What makes the Rust language one of the best for writing fast, memory-safe applications? Rust’s memory safety features are baked into the language itself.

In Rust, behaviors that are not memory-safe are treated not as runtime errors but as compiler errors. Whole classes of problems, like use-after-free(해제된 메모리 접근) error, are syntactically wrong in Rust.

This doesn’t mean that code written in Rust is entirely bulletproof or infallible. Some runtime issues, line race conditions, are still the developer’s responsibility. But Rust does take many common opportunities for software exploits off the table.

Unlike memory-managed languages(C#, Java, or Python), Rust binaries can be highly compact, run at machine-native speed by default, and remain memory-safe.

Rust variables: Immutable by default

All variables are immutable by default – This might seem trivial, but it has the net effect of forcing the developer to be fully conscious of what values need to be mutable in a program, and when. The resulting code is easier to reason about because it tells you what can change and where.

Immutable-by-default is distinct from the concept of a constant.

• immutable variable: can be computed and then stored as immutable at runtime – that is, it can be computed, stored, and then not changed.
• constant: computable at compile time, before the program ever runs. Many kinds of values – user input, for example – cannot be stored as constants this way.

Ownership, borrowing, and references in Rust

Every value in Rust has an “Owner”, meaning that only one thing at a time, at any given point in the code, can have full read/write control over value. Ownership can be given away or “borrowed” temporarily, but this behavior is strictly tracked by Rust’s compiler. Any code that violates the ownership rules for a given object simply doesn’t compile.

Lifetimes in Rust

References to values in Rust don’t just have owners, but lifetimes – meaning a scope for which a given reference is valid. In most Rust code, lifetimes can be left implicit, since the compiler traces them.
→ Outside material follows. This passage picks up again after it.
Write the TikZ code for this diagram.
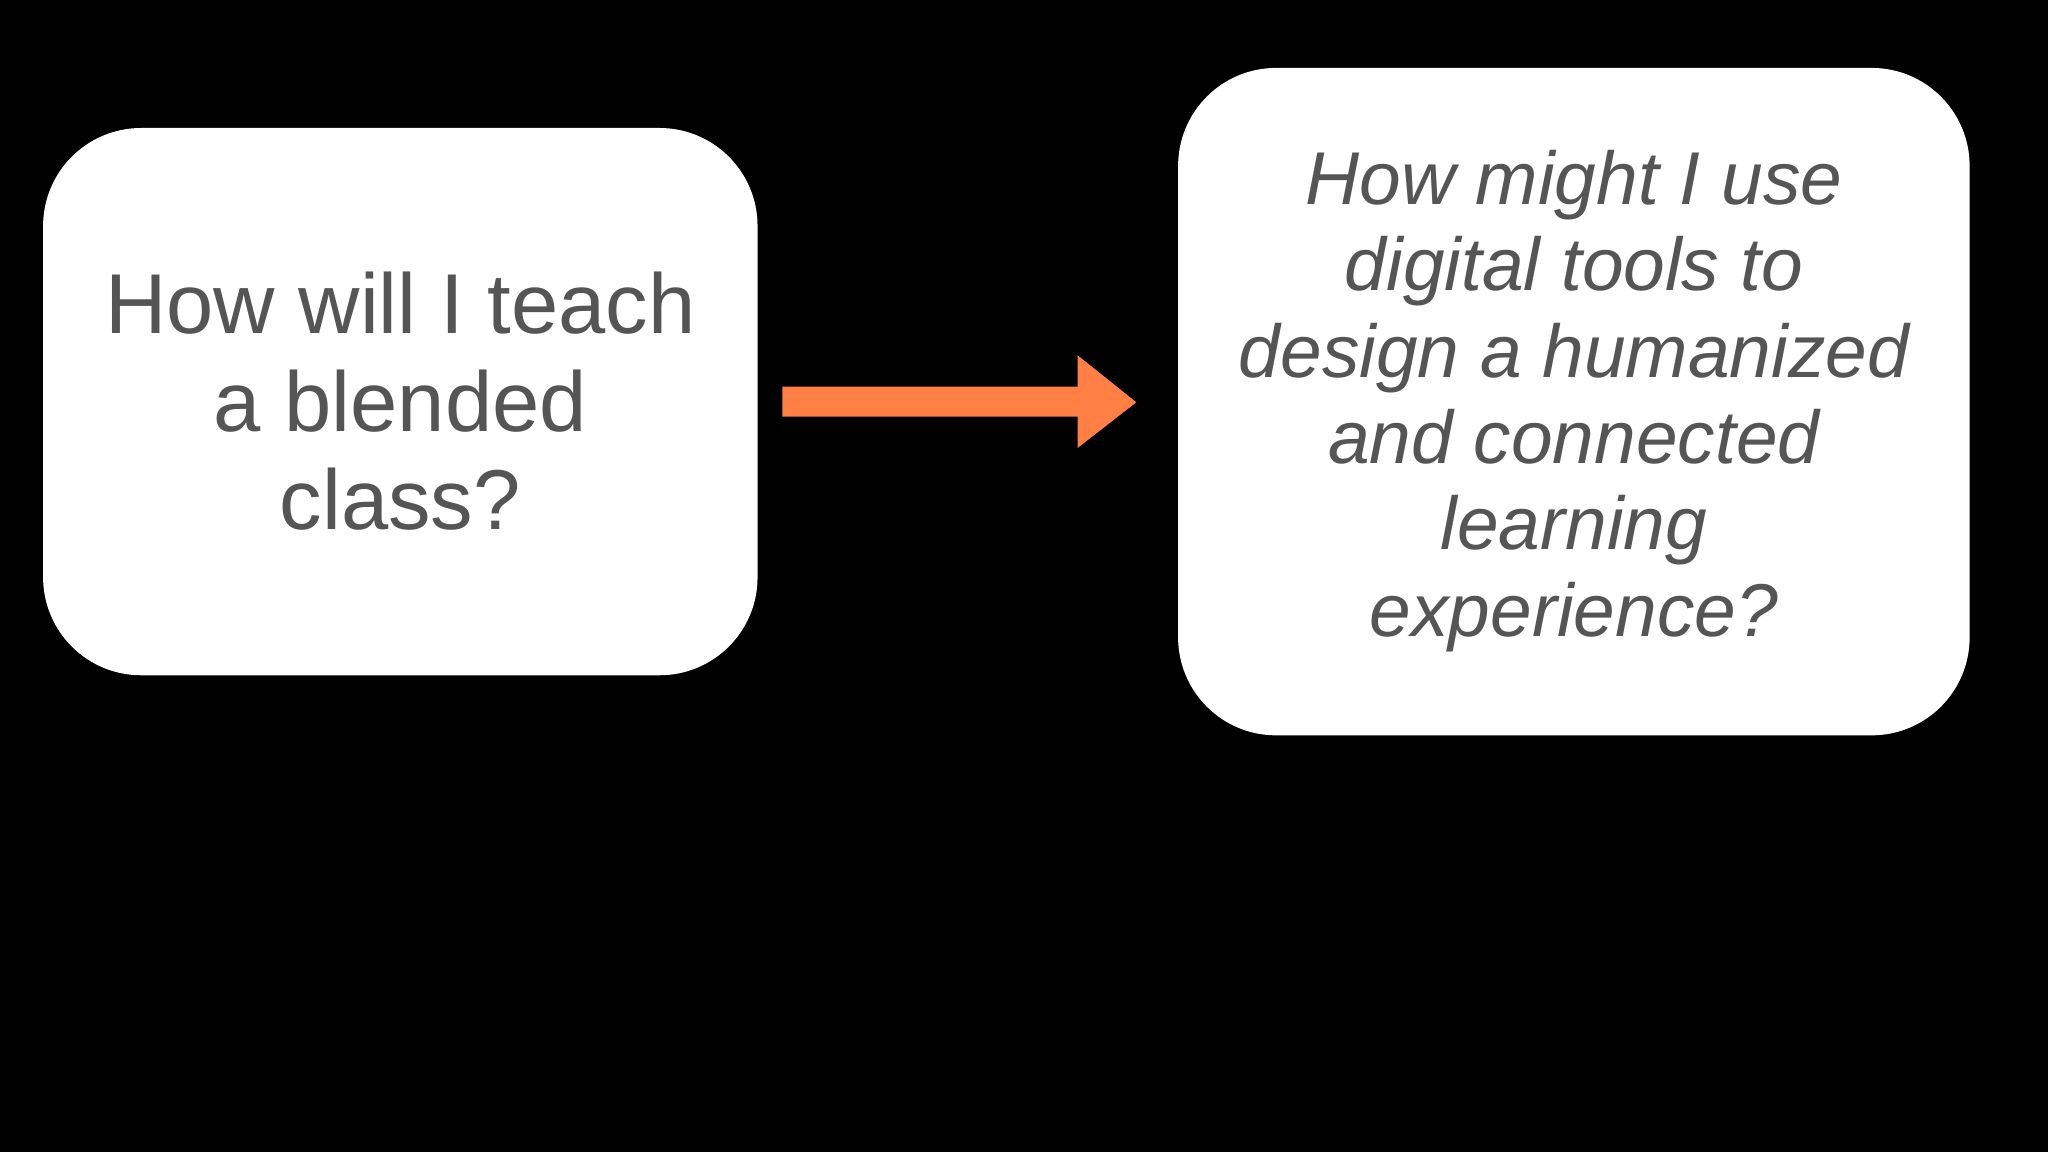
\documentclass[tikz,border=0pt]{standalone}
\usepackage{fontspec}
\setmainfont{Liberation Sans}
\definecolor{txt}{HTML}{555555}
\definecolor{arr}{HTML}{FF7F45}
\begin{document}
\begin{tikzpicture}[x=0.01cm,y=-0.01cm,
  qbox/.style={fill=white,rounded corners=0.75cm},
  qtext/.style={text=txt,align=center}]
\fill[black] (0,0) rectangle (1568,882);
\useasboundingbox (0,0) rectangle (1568,882);
\fill[qbox] (33,98) rectangle (580,517);
\fill[qbox] (902,52) rectangle (1508,563);
\node[qtext,font=\fontsize{18.5}{21.3}\selectfont] (a) at (306.5,307) {How will I teach\\a blended\\class?};
\node[qtext,font=\fontsize{16.3}{18.8}\selectfont\itshape] (b) at (1205,307) {How might I use\\digital tools to\\design a humanized\\and connected\\learning\\experience?};
\fill[arr] (599,296) -- (825,296) -- (825,272) -- (870,308) -- (825,343) -- (825,319) -- (599,319) -- cycle;
\end{tikzpicture}
\end{document}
But lifetime can also be explicitly annotated for more complex use cases. Regardless, attempting to access or modify something outside of its lifetime, or after it’s “gone out of scope”, results in a compiler error.

Rust enforces lifetime rules before the code ever runs.

Rust’s memory safety has costs

The first and largest cost is the need to learn and use the language itself. One of the common criticisms of Rust is its initial learning curve, even for experienced programmers.

C, C++, and all the rest have a large and entrenched user base, plenty of existing code and so on. But Rust has been in existence for more than the decade, it’s gained tooling, documentation, and a user-community that makes it easier to get up and speed. Using Rust may require a period of retraining and retooling but users will rarely lack the resources or library support for a given task.